Figure scripts
########
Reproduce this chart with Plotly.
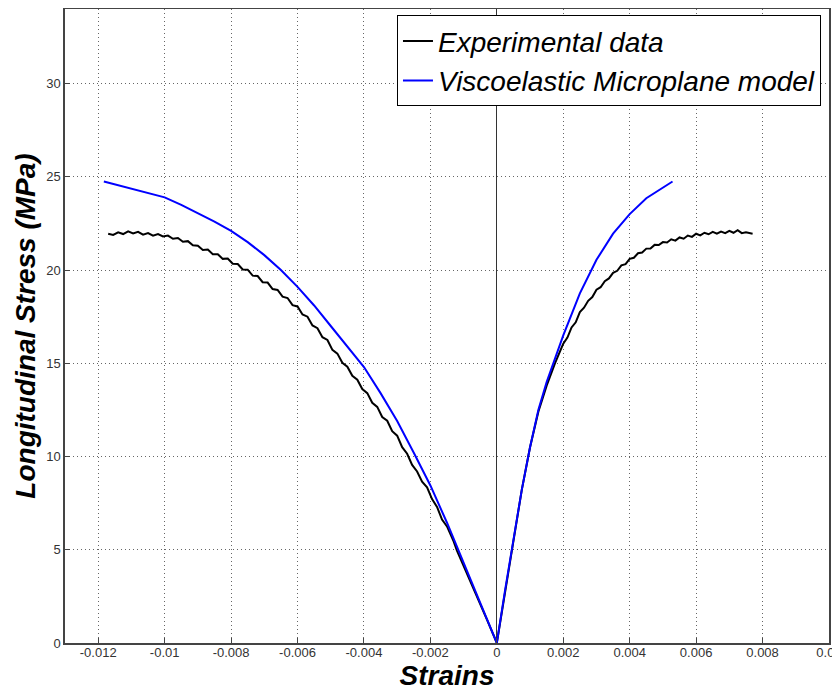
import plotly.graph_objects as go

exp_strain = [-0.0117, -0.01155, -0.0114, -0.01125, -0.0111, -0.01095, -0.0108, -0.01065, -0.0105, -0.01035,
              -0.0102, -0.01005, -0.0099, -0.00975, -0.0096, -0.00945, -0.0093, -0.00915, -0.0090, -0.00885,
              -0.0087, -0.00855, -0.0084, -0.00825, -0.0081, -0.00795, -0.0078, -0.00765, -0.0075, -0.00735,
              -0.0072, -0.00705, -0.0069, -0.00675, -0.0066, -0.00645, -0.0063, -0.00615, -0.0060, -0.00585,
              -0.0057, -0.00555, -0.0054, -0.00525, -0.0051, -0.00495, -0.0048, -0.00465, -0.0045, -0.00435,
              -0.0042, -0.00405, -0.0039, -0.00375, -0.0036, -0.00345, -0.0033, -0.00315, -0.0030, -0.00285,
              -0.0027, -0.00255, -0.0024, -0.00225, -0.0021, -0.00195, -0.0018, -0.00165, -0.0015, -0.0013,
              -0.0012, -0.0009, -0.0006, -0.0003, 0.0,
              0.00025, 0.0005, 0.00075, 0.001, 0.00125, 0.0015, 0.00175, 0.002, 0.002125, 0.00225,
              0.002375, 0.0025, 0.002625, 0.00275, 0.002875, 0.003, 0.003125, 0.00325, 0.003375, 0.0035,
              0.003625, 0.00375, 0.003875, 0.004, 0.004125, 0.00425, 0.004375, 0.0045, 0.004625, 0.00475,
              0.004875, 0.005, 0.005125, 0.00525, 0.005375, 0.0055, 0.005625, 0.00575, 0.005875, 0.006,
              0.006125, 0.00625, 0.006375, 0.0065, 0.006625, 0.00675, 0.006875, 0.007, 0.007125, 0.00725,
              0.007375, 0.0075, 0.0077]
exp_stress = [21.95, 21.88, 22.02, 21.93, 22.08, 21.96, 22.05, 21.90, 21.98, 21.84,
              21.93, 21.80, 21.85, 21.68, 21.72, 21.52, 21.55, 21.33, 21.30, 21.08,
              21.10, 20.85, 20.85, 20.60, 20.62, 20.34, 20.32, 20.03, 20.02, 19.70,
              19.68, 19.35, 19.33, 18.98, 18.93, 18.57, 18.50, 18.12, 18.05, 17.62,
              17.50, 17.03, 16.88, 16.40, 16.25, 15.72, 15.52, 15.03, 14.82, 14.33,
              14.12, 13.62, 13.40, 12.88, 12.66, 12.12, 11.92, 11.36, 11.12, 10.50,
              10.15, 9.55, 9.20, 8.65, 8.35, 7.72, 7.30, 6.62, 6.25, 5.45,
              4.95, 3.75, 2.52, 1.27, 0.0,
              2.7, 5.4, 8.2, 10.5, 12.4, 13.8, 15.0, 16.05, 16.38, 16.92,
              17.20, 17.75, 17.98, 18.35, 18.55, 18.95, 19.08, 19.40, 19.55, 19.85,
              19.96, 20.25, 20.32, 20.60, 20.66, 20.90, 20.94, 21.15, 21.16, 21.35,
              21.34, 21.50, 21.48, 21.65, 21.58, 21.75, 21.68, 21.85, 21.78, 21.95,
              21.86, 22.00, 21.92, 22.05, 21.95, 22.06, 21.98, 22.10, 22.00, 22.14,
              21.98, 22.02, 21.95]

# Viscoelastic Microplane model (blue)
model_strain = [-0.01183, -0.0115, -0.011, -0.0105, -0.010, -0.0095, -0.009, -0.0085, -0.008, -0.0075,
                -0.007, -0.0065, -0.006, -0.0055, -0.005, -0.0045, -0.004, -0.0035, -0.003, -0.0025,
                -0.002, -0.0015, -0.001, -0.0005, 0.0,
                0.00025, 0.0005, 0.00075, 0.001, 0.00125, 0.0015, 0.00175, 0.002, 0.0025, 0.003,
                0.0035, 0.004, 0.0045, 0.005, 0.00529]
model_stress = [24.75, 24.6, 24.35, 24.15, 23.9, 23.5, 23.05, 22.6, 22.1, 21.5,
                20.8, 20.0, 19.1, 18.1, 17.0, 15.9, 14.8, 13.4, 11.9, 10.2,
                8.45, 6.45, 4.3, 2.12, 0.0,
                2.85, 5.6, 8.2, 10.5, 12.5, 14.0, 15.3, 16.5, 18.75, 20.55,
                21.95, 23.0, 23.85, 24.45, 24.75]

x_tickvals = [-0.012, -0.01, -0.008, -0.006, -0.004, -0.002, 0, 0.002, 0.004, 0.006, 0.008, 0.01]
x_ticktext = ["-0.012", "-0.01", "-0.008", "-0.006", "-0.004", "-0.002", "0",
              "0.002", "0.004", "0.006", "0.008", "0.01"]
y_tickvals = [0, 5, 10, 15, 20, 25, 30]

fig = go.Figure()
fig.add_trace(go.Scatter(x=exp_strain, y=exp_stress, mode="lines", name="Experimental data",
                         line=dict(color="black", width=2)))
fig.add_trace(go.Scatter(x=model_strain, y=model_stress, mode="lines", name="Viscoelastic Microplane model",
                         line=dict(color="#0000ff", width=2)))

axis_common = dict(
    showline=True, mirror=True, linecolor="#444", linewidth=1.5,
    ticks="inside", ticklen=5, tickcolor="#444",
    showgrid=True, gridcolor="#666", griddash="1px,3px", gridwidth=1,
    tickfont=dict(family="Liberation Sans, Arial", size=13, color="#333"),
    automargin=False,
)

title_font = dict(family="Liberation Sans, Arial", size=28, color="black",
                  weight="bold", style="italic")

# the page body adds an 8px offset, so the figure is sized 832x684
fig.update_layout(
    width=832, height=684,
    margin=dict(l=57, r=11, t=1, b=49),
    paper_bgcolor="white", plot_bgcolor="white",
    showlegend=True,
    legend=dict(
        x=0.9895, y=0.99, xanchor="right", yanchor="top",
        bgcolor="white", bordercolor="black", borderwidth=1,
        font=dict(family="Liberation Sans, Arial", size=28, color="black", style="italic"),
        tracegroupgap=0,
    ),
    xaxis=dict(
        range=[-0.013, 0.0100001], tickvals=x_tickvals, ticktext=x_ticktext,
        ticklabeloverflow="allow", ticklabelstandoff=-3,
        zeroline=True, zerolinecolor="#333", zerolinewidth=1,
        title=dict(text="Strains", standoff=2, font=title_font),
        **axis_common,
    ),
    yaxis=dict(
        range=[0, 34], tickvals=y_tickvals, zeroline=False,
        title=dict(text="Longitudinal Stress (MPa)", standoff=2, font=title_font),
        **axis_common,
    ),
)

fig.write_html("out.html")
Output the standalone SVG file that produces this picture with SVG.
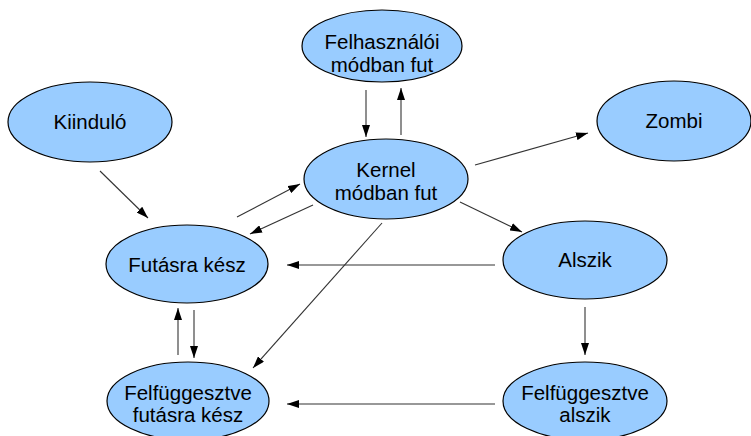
########
- **WRITTEN REQUEST**
Restate the data word for word from its first line through the line with "import plotly.graph_objects as go", leaving out any picture along the way.

- **EXERCISE SOLUTION**
Reproduce this chart with Plotly.
import plotly.graph_objects as go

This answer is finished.